I started studying my Psychology degree at UOR in September 2024. In the few months prior, I had selected my optional module for first year.
As a part of my degree, I get 20 credits every academic year to choose an optional module either related to my course, or completely different to what I’m studying. (Please note that not all degrees have optional modules available) I love languages so I had a scroll through the Languages For All program to see what they had to offer.
To my surprise, I saw that they included British Sign Language as one of the modules on LFA! I was immediately hooked and I knew that I had to get into this university. I had wanted to learn BSL for years at that point, but had never gotten the opportunity to do so, so to get to take it at UOR alongside my degree was a thrilling thought to 16 year old me.
I started with BSL level 1, even though I had some slight experience with the language prior to beginning, I figured that it was best to go with level 1 rather than jumping to level 2 straight away, in case I got there and had no idea what was going on.
I knew straight away that I was going to love doing BSL. My teacher was incredibly enthusiastic and helpful, and I left my first lecture utterly exhausted, but ecstatic for the future. Even though I only had 3 hours of BSL every week, it was the one class that I would look forward to throughout all of my Psychology lectures. I remember thinking to myself, “Wow, I should have taken this as a degree.”
The BSL course at UOR allowed me to meet lots of new people and really break the ice in my first year of university, where I was struggling immensely with connecting with my flatmates in halls, and had previously felt like I seriously did not belong. It was super interesting to find out why other people were taking this language module, and that really showed me how unifying BSL can be.
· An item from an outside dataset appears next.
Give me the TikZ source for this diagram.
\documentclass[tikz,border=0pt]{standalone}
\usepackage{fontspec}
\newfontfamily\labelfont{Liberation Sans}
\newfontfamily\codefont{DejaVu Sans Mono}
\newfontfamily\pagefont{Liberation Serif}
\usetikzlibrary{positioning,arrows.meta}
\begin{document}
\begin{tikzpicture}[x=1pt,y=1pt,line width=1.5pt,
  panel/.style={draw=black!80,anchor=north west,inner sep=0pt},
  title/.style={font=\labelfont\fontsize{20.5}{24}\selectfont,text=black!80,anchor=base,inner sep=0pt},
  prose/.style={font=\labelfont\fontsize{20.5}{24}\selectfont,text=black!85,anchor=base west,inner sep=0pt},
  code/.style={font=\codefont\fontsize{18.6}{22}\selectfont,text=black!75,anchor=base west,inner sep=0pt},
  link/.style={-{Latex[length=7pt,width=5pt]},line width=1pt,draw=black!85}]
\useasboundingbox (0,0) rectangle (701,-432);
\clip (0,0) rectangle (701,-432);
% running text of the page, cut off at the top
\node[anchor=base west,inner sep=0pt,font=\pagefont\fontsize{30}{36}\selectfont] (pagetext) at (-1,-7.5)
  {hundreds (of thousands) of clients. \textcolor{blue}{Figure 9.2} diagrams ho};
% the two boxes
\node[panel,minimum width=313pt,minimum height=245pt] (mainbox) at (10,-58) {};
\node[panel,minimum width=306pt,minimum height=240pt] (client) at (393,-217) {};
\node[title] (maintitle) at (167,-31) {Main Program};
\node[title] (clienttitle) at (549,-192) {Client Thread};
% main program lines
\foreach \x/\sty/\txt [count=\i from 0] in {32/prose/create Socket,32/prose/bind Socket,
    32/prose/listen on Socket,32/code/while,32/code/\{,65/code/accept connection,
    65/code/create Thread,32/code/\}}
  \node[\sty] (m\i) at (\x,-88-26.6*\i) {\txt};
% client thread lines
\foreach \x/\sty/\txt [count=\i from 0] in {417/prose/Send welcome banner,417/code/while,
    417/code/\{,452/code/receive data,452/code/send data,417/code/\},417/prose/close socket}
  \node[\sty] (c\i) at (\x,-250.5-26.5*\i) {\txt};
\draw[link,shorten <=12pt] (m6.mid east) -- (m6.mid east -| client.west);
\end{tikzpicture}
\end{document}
We were all completely different people, from polar opposite walks of life, but here we were, bridged together by this singular thing in our lives.
Sign language doesn’t allow you to shy away from the social aspect of communication. While hearing people may distance themselves through texting instead of talking, BSL is different. You have to talk to people. You can’t phone them, or text them, if you want to have a conversation with another person, you have to pick up that phone and facetime them. You can’t stay silent in conversation either – you’re expected to participate. It sounds horrifying, and at first, it was. I was overwhelmed, terrified, and 100% convinced that I was making a fool of myself.
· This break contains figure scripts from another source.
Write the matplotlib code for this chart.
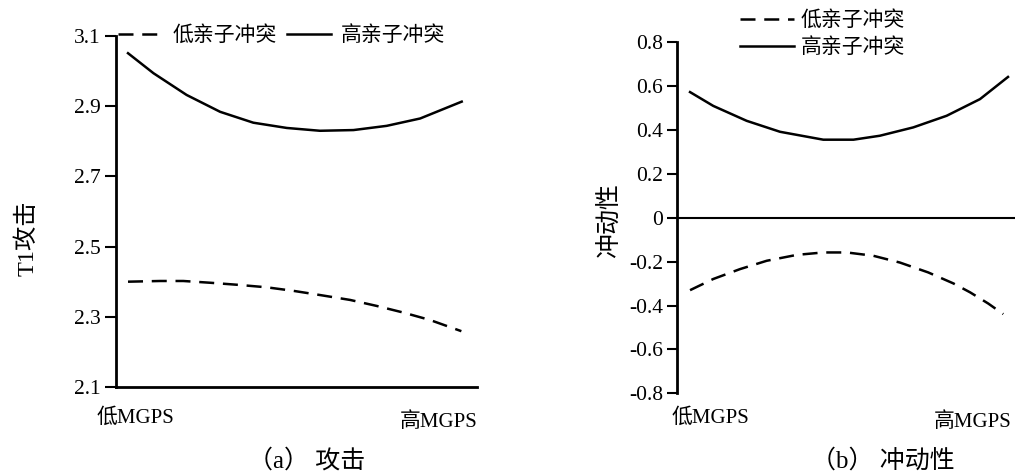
import matplotlib
matplotlib.use("Agg")
import matplotlib.pyplot as plt

plt.rcParams["font.family"] = ["Liberation Serif", "Noto Sans CJK SC"]
plt.rcParams["axes.unicode_minus"] = False

# MGPS level (0 = low, 1 = high)
# (a) aggression
agg_low_x = [0.0, 0.096, 0.165, 0.245, 0.329, 0.414, 0.493, 0.573, 0.663, 0.742, 0.822, 0.901, 0.995]
agg_low = [2.400, 2.402, 2.402, 2.397, 2.391, 2.384, 2.374, 2.362, 2.348, 2.331, 2.312, 2.291, 2.259]
agg_high_x = [0.0, 0.076, 0.175, 0.275, 0.374, 0.474, 0.573, 0.673, 0.772, 0.872, 0.996]
agg_high = [3.051, 2.994, 2.932, 2.884, 2.853, 2.838, 2.830, 2.832, 2.844, 2.865, 2.913]
agg_ticks = [2.1, 2.3, 2.5, 2.7, 2.9, 3.1]
agg_ticklabels = ["2.1", "2.3", "2.5", "2.7", "2.9", "3.1"]

# (b) impulsivity
imp_low_x = [0.0, 0.073, 0.157, 0.241, 0.336, 0.419, 0.493, 0.576, 0.660, 0.749, 0.828, 0.881, 0.938, 0.985]
imp_low = [-0.330, -0.279, -0.234, -0.196, -0.169, -0.158, -0.158, -0.173, -0.204, -0.249, -0.299, -0.340, -0.391, -0.439]
imp_high_x = [0.0, 0.073, 0.178, 0.283, 0.419, 0.514, 0.597, 0.702, 0.807, 0.912, 1.0]
imp_high = [0.573, 0.510, 0.442, 0.392, 0.356, 0.356, 0.374, 0.412, 0.465, 0.541, 0.642]
imp_ticks = [-0.8, -0.6, -0.4, -0.2, 0, 0.2, 0.4, 0.6, 0.8]
imp_ticklabels = ["-0.8", "-0.6", "-0.4", "-0.2", "0", "0.2", "0.4", "0.6", "0.8"]

series_names = ["低亲子冲突", "高亲子冲突"]
x_ends = ["低MGPS", "高MGPS"]

fig = plt.figure(figsize=(10.15, 4.75), dpi=100)
ax1 = fig.add_axes([0.1143, 0.1853, 0.3557, 0.7389])
ax2 = fig.add_axes([0.667, 0.172, 0.333, 0.739])

lw = 1.8
dash = (6, 3.5)
fs = 15.5

# ---- panel a
ax1.plot(agg_low_x, agg_low, color="black", lw=lw, dashes=dash, label=series_names[0])
ax1.plot(agg_high_x, agg_high, color="black", lw=lw, label=series_names[1])
ax1.set_xlim(-0.0358, 1.0418)
ax1.set_ylim(2.1, 3.1)
ax1.set_yticks(agg_ticks)
ax1.set_yticklabels(agg_ticklabels)
ax1.set_xticks([])
for s in ["top", "right"]:
    ax1.spines[s].set_visible(False)
for s in ["left", "bottom"]:
    ax1.spines[s].set_linewidth(2)
ax1.tick_params(axis="y", direction="out", length=8, width=1.5, labelsize=fs, pad=3)
ax1.text(-0.053, -0.088, x_ends[0], transform=ax1.transAxes, ha="left", va="center", fontsize=15)
ax1.text(1.0, -0.10, x_ends[1], transform=ax1.transAxes, ha="right", va="center", fontsize=15)
fig.text(0.027, 1 - 238 / 475, "T1攻击", rotation=90, ha="center", va="center", fontsize=17.5)
ax1.legend(loc="center left", bbox_to_anchor=(118 / 1015, 1 - 36 / 475),
           bbox_transform=fig.transFigure, ncol=2, frameon=False, fontsize=15,
           handlelength=2.1, handletextpad=0.5, columnspacing=0.5, borderpad=0,
           borderaxespad=0)

# ---- panel b
ax2.plot(imp_low_x, imp_low, color="black", lw=lw, dashes=dash, label=series_names[0])
ax2.plot(imp_high_x, imp_high, color="black", lw=lw, label=series_names[1])
ax2.axhline(0, color="black", lw=1.5)
ax2.set_xlim(-0.041, 1.022)
ax2.set_ylim(-0.8, 0.8)
ax2.set_yticks(imp_ticks)
ax2.set_yticklabels(imp_ticklabels)
ax2.set_xticks([])
for s in ["top", "right", "bottom"]:
    ax2.spines[s].set_visible(False)
ax2.spines["left"].set_linewidth(2)
ax2.tick_params(axis="y", direction="out", length=7, width=1.5, labelsize=fs, pad=3)
ax2.text(-0.015, -0.070, x_ends[0], transform=ax2.transAxes, ha="left", va="center", fontsize=15)
ax2.text(0.991, -0.082, x_ends[1], transform=ax2.transAxes, ha="right", va="center", fontsize=15)
fig.text(0.601, 1 - 221 / 475, "冲动性", rotation=90, ha="center", va="center", fontsize=18)
ax2.legend(loc="center left", bbox_to_anchor=(740 / 1015, 1 - 35 / 475),
           bbox_transform=fig.transFigure, ncol=1, frameon=False, fontsize=15,
           handlelength=2.6, handletextpad=0.3, labelspacing=0.35, borderpad=0,
           borderaxespad=0)

fig.text(0.3025, 0.031, "（a） 攻击", ha="center", va="center", fontsize=18)
fig.text(0.870, 0.031, "（b） 冲动性", ha="center", va="center", fontsize=18)

fig.savefig("out.png", dpi=100)
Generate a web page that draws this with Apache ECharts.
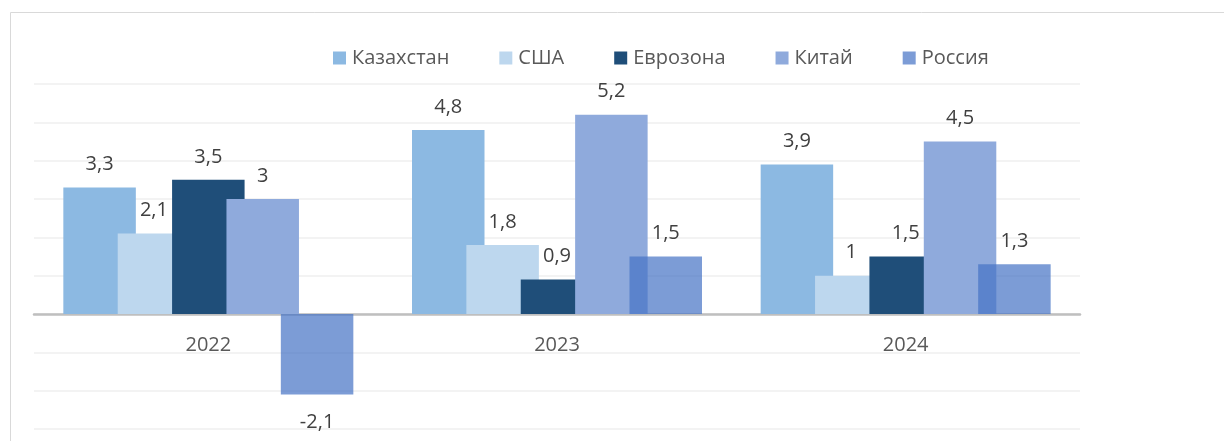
<!DOCTYPE html>
<html><head><meta charset="utf-8">
<script src="https://cdn.jsdelivr.net/npm/echarts@6/dist/echarts.min.js"></script>
<style>html,body{margin:0;padding:0;background:#fff;}#c{width:1224px;height:441px;}</style>
</head><body><div id="c"></div>
<script>
const categories = ['2022', '2023', '2024'];
const seriesNames = ['Казахстан', 'США', 'Еврозона', 'Китай', 'Россия'];
const kazakhstan = [3.3, 4.8, 3.9];
const usa = [2.1, 1.8, 1.0];
const eurozone = [3.5, 0.9, 1.5];
const china = [3.0, 5.2, 4.5];
const russia = [-2.1, 1.5, 1.3];
const values = [kazakhstan, usa, eurozone, china, russia];
const colors = ['#8CB9E2', '#BDD7EE', '#1F4E79', '#8FAADC', 'rgba(68,114,196,0.7)'];
const FONT = 'Open Sans';
const Y_MIN = -3, Y_MAX = 6;
const GRID_TOP = 84, GRID_BOTTOM = 12, H = 441;

const chart = echarts.init(document.getElementById('c'));
const fmt = p => String(p.value).replace('.', ',');
const unitPx = (H - GRID_TOP - GRID_BOTTOM) / (Y_MAX - Y_MIN);
const labelFor = v => v < 0 ? { value: v, label: { position: 'bottom', distance: 18 } } : v;
chart.setOption({
  animation: false,
  textStyle: { fontFamily: FONT },
  graphic: [{ type: 'rect', shape: { x: 10.5, y: 12.5, width: 1300, height: 500 }, style: { fill: 'none', stroke: '#D9D9D9', lineWidth: 1 }, z: -10 }],
  legend: {
    data: seriesNames, left: 328, top: 43, icon: 'rect', itemWidth: 13, itemHeight: 13, itemGap: 50,
    textStyle: { color: '#595959', fontSize: 20, fontFamily: FONT, padding: [0, 0, 0, 1] }
  },
  grid: { left: 34, right: 144, top: GRID_TOP, bottom: GRID_BOTTOM, containLabel: false, outerBoundsMode: 'none' },
  xAxis: {
    type: 'category', data: categories,
    offset: -(0 - Y_MIN) * unitPx,
    axisLine: { show: true, onZero: false, lineStyle: { color: '#BFBFBF', width: 2.5 } },
    axisTick: { show: false },
    axisLabel: { color: '#595959', fontSize: 20, margin: 21, fontFamily: FONT }
  },
  yAxis: {
    type: 'value', min: Y_MIN, max: Y_MAX, interval: 1,
    axisLabel: { show: false }, axisLine: { show: false }, axisTick: { show: false },
    splitLine: { lineStyle: { color: '#EFEFEF', width: 1.5 } }
  },
  series: seriesNames.map((n, i) => ({
    name: n, type: 'bar', data: values[i].map(labelFor), barWidth: 72.5, barGap: '-25%',
    itemStyle: { color: colors[i] },
    label: { show: true, position: 'top', distance: 13, color: '#404040', fontSize: 20, fontFamily: FONT, formatter: fmt }
  }))
});
</script></body></html>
But that’s the thing. Deaf people don’t care. Sure, they’ll laugh and tease you about mistakes, but you aren’t going to be mistreated for learning their language. You pick yourself up and push through it, and on the other side is a whole new world of communication. The Deaf community is a wonderfully vibrant place, and it’s surprisingly noisy, too. Everyone chats with everyone with a level of enthusiasm that I wasn’t previously used to, but everyone’s also genuinely pleased to have you take part.
However, you also learn how hard it must be to live in a world that’s not at all built for you. For the entirety of my first year doing BSL, I would go home afterwards more tired than I had ever been. Doing even an hour of classes would end with me going back to my flat and having a long nap. I learned how tiring it was to communicate in a whole different language, using parts of my brain that I didn’t normally use, and having to do so in order to keep up. I had to pay attention for the whole time, because if I didn’t, I would lose what we were doing. And that, I realised, is what it’s like for Deaf people, 24/7. That level of concentration and effort needed in the most basic of conversations is what they have to do all day, every day.
Sign language is so important in that way – talking to people in their own language means you’re connecting with them on a far more personal level. If someone can learn 5 different languages to interact with other people on the other side of the world, then why is it so “weird” for me to learn 1 different language in order to interact with people just down the road?
Access to language is vital for human connection, and as a species that requires social interaction to thrive, we have severely overlooked the Deaf community by ignoring the significance of having BSL being taught in schools.
Taking BSL at UOR has changed my life, my brain chemistry, and altered how I go about my day-to-day life. The world continues to be unaccessible, and that needs to change. This module acts as a first step to do that.
“If you talk to a man in a language he understands, that goes to his head. If you talk to him in his own language, that goes to his heart.”